Israel’s war in Lebanon intensifies
On March 29, Israel’s Prime Minister Benjamin Netanyahu ordered its military to expand its military campaign to create a “buffer zone” in southern Lebanon. Israel’s ground invasion and air strikes have displaced a million Lebanese from their homes in the country’s south, killing 1,000 people and raising fears that one of the last major enclaves for Christians in the Middle East will face the kind of destruction Israel inflicted on the Gaza Strip in its war against Hamas.
A day earlier, three journalists — Fatima Ftouni, her brother Mohamad Ftouni, and Ali Shoaib — were killed in an airstrike by the Israeli military, which accused Shoaib of being a Hezbollah operative disguised as a journalist. Hezbollah joined the Iran war in defiance of Lebanon’s government on March 2, firing rockets into Israel.
The Ftounis worked for Al Mayadeen, a Beirut-based TV channel. Shoaib was reporter for the Hezbollah-affiliated Al Manar TV channel, according to the international organization Committee to Protect Journalists.

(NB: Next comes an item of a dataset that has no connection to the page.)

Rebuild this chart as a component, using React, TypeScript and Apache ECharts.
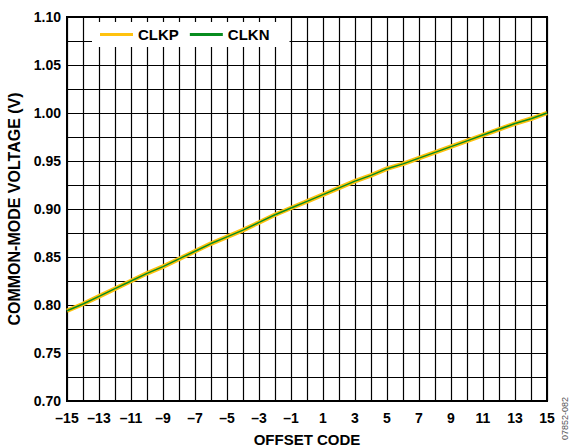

CPJ said they’re investigating the latest attack on media personnel in Lebanon, “which has been an increasingly deadly zone for journalists, despite their status as civilians who must not be targeted,” said CPJ Regional Director Sara Qudah.
Lebanon’s President Joseph Aoun, a Maronite Catholic, and the Lebanese Minister of Information Paul Morcos denounced the killing of the journalists, with president Aoun calling the attack “a blatant crime that violates all the norms and treaties under which journalists enjoy international protection in wars.”

Houthis enter the Iran war
Houthi militants in Yemen have also become the latest combatants to enter the Iran war by firing missiles at Israel March 28 in support of their Iranian backers and raising fears about new strikes on shipping in the Red Sea.
“Each passing day has brought increasingly fierce escalations — a relentless cycle of death, destruction, and frightful suffering that now ripples across the globe in rising economic hardship,” the patriarchs and heads of churches continued in their March 27 statement.
“From the blackened smoke of this expanding wreckage, a deep darkness has engulfed our region, as stifling as the air inside the sealed tomb of the crucified Christ” the leaders said.
However, the “desolation of the tomb” of Jesus Christ, they said, “was not the end of the story.”
“Death did not have the final word. By the power of God, Christ rose victorious from the grave, bursting the bonds of sin and death,” Church leaders in the Holy Land said.

Hope in the Resurrection amid ‘cataclysmic times’
With reference to “these cataclysmic times,” the patriarchs cited St. Paul’s Letter to the Romans: “Just as Christ was raised from the dead by the glory of the Father, we too might live in newness of life.”
“In keeping with this profound truth,” the heads of churches emphasized, “we bid the faithful and all those of goodwill to work and pray ceaselessly for the relief of the countless multitudes throughout the Middle East and beyond who are suffering severely from the ravages of this war.”
The Church leaders of the Holy Land appealed to the faithful and people everywhere of good will to “advocate and intercede for an immediate end to the bloodshed and for justice and peace to finally prevail throughout our war-torn region, beginning in Jerusalem and extending to Gaza, Lebanon, and all the Holy Land; to the Gulf States and Tehran; and to the ends of the earth.”